--- Start Data extract ---

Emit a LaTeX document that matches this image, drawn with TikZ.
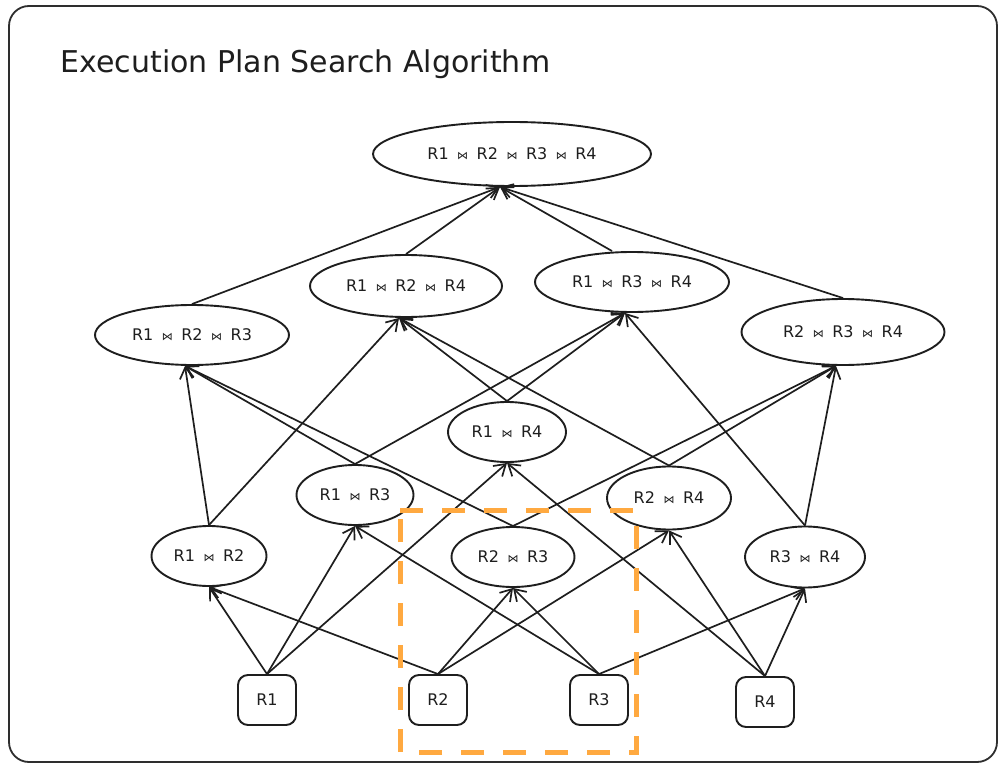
\documentclass[tikz,border=0pt]{standalone}
\usepackage{fontspec}
\setmainfont{DejaVu Sans}
\usetikzlibrary{shapes.geometric,arrows.meta}
\definecolor{ink}{HTML}{1E1E1E}
\definecolor{hl}{RGB}{255,169,64}
\definecolor{framec}{HTML}{2E2E2E}
\newcommand\jn{\hspace{8.5pt}{\fontsize{11}{11}\selectfont ⋈}\hspace{8.5pt}}
\begin{document}
\begin{tikzpicture}[x=1pt,y=-1pt,
  joinbox/.style={ellipse,draw=ink,line width=1.9pt,inner sep=0pt,
    font=\fontsize{16}{19}\selectfont,text=ink},
  relbox/.style={rectangle,rounded corners=10pt,draw=ink,line width=1.9pt,
    minimum width=58pt,minimum height=50pt,inner sep=0pt,
    font=\fontsize{16}{19}\selectfont,text=ink},
  conn/.style={draw=ink,line width=1.7pt,
    -{Straight Barb[length=11pt,width=14pt,line width=1.7pt]}},
  hlbox/.style={draw=hl,line width=5pt,dash pattern=on 23pt off 19pt},
  framebox/.style={draw=framec,line width=1.8pt,rounded corners=20pt}
]
\useasboundingbox (0,0) rectangle (999,765);
\fill[white] (0,0) rectangle (999,765);
\draw[framebox] (9,6) rectangle (997,762);

\node[anchor=base west,font=\fontsize{30}{35}\selectfont,text=ink] (title) at (57,73) {Execution Plan Search Algorithm};

% top
\node[joinbox,minimum width=278pt,minimum height=64pt] (top) at (512,154) {R1\jn R2\jn R3\jn R4};
% level 3
\node[joinbox,minimum width=194pt,minimum height=60pt] (a123) at (192,335) {R1\jn R2\jn R3};
\node[joinbox,minimum width=192pt,minimum height=62pt] (a124) at (406,286) {R1\jn R2\jn R4};
\node[joinbox,minimum width=194pt,minimum height=60pt] (a134) at (632,282) {R1\jn R3\jn R4};
\node[joinbox,minimum width=203pt,minimum height=66pt] (a234) at (843,332) {R2\jn R3\jn R4};
% level 2
\node[joinbox,minimum width=115pt,minimum height=60pt] (a12) at (209,556) {R1\jn R2};
\node[joinbox,minimum width=117pt,minimum height=60pt] (a13) at (355,495) {R1\jn R3};
\node[joinbox,minimum width=118pt,minimum height=60pt] (a14) at (507,432) {R1\jn R4};
\node[joinbox,minimum width=123pt,minimum height=60pt] (a23) at (513,557) {R2\jn R3};
\node[joinbox,minimum width=124pt,minimum height=63pt] (a24) at (669,498) {R2\jn R4};
\node[joinbox,minimum width=120pt,minimum height=61pt] (a34) at (805,557) {R3\jn R4};
% level 1
\node[relbox] (r1) at (267,700) {R1};
\node[relbox] (r2) at (438,700) {R2};
\node[relbox] (r3) at (599,700) {R3};
\node[relbox] (r4) at (765,702) {R4};

% edges level 1 -> 2
\foreach \s/\t in {r1/a12,r1/a13,r1/a14,r2/a12,r2/a23,r2/a24,r3/a13,r3/a23,r3/a34,r4/a14,r4/a24,r4/a34}
  \draw[conn] (\s.north) -- (\t.south);
% edges level 2 -> 3
\foreach \s/\t in {a12/a123,a12/a124,a13/a123,a13/a134,a14/a124,a14/a134,a23/a123,a23/a234,a24/a124,a24/a234,a34/a134,a34/a234}
  \draw[conn] (\s.north) -- ([xshift=-7pt]\t.south);
% edges level 3 -> top
\draw[conn] (a123.north) -- ([xshift=-12pt]top.south);
\draw[conn] (a124.north) -- ([xshift=-12pt]top.south);
\draw[conn] ([xshift=-20pt]a134.north) -- ([xshift=-12pt]top.south);
\draw[conn] (a234.north) -- ([xshift=-12pt]top.south);

% highlight
\draw[hlbox] (400,510) -- (636,510) -- (636,752) -- (400,752) -- cycle;
\end{tikzpicture}
\end{document}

--- End Data extract ---

◆ Aim ◆
Return each line exactly as written. Any picture gets left out.

◆ Final result ◆
Emit a LaTeX document that matches this image, drawn with TikZ.
\documentclass[tikz,border=0pt]{standalone}
\usepackage{fontspec}
\setmainfont{DejaVu Sans}
\usetikzlibrary{shapes.geometric,arrows.meta}
\definecolor{ink}{HTML}{1E1E1E}
\definecolor{hl}{RGB}{255,169,64}
\definecolor{framec}{HTML}{2E2E2E}
\newcommand\jn{\hspace{8.5pt}{\fontsize{11}{11}\selectfont ⋈}\hspace{8.5pt}}
\begin{document}
\begin{tikzpicture}[x=1pt,y=-1pt,
  joinbox/.style={ellipse,draw=ink,line width=1.9pt,inner sep=0pt,
    font=\fontsize{16}{19}\selectfont,text=ink},
  relbox/.style={rectangle,rounded corners=10pt,draw=ink,line width=1.9pt,
    minimum width=58pt,minimum height=50pt,inner sep=0pt,
    font=\fontsize{16}{19}\selectfont,text=ink},
  conn/.style={draw=ink,line width=1.7pt,
    -{Straight Barb[length=11pt,width=14pt,line width=1.7pt]}},
  hlbox/.style={draw=hl,line width=5pt,dash pattern=on 23pt off 19pt},
  framebox/.style={draw=framec,line width=1.8pt,rounded corners=20pt}
]
\useasboundingbox (0,0) rectangle (999,765);
\fill[white] (0,0) rectangle (999,765);
\draw[framebox] (9,6) rectangle (997,762);

\node[anchor=base west,font=\fontsize{30}{35}\selectfont,text=ink] (title) at (57,73) {Execution Plan Search Algorithm};

% top
\node[joinbox,minimum width=278pt,minimum height=64pt] (top) at (512,154) {R1\jn R2\jn R3\jn R4};
% level 3
\node[joinbox,minimum width=194pt,minimum height=60pt] (a123) at (192,335) {R1\jn R2\jn R3};
\node[joinbox,minimum width=192pt,minimum height=62pt] (a124) at (406,286) {R1\jn R2\jn R4};
\node[joinbox,minimum width=194pt,minimum height=60pt] (a134) at (632,282) {R1\jn R3\jn R4};
\node[joinbox,minimum width=203pt,minimum height=66pt] (a234) at (843,332) {R2\jn R3\jn R4};
% level 2
\node[joinbox,minimum width=115pt,minimum height=60pt] (a12) at (209,556) {R1\jn R2};
\node[joinbox,minimum width=117pt,minimum height=60pt] (a13) at (355,495) {R1\jn R3};
\node[joinbox,minimum width=118pt,minimum height=60pt] (a14) at (507,432) {R1\jn R4};
\node[joinbox,minimum width=123pt,minimum height=60pt] (a23) at (513,557) {R2\jn R3};
\node[joinbox,minimum width=124pt,minimum height=63pt] (a24) at (669,498) {R2\jn R4};
\node[joinbox,minimum width=120pt,minimum height=61pt] (a34) at (805,557) {R3\jn R4};
% level 1
\node[relbox] (r1) at (267,700) {R1};
\node[relbox] (r2) at (438,700) {R2};
\node[relbox] (r3) at (599,700) {R3};
\node[relbox] (r4) at (765,702) {R4};

% edges level 1 -> 2
\foreach \s/\t in {r1/a12,r1/a13,r1/a14,r2/a12,r2/a23,r2/a24,r3/a13,r3/a23,r3/a34,r4/a14,r4/a24,r4/a34}
  \draw[conn] (\s.north) -- (\t.south);
% edges level 2 -> 3
\foreach \s/\t in {a12/a123,a12/a124,a13/a123,a13/a134,a14/a124,a14/a134,a23/a123,a23/a234,a24/a124,a24/a234,a34/a134,a34/a234}
  \draw[conn] (\s.north) -- ([xshift=-7pt]\t.south);
% edges level 3 -> top
\draw[conn] (a123.north) -- ([xshift=-12pt]top.south);
\draw[conn] (a124.north) -- ([xshift=-12pt]top.south);
\draw[conn] ([xshift=-20pt]a134.north) -- ([xshift=-12pt]top.south);
\draw[conn] (a234.north) -- ([xshift=-12pt]top.south);

% highlight
\draw[hlbox] (400,510) -- (636,510) -- (636,752) -- (400,752) -- cycle;
\end{tikzpicture}
\end{document}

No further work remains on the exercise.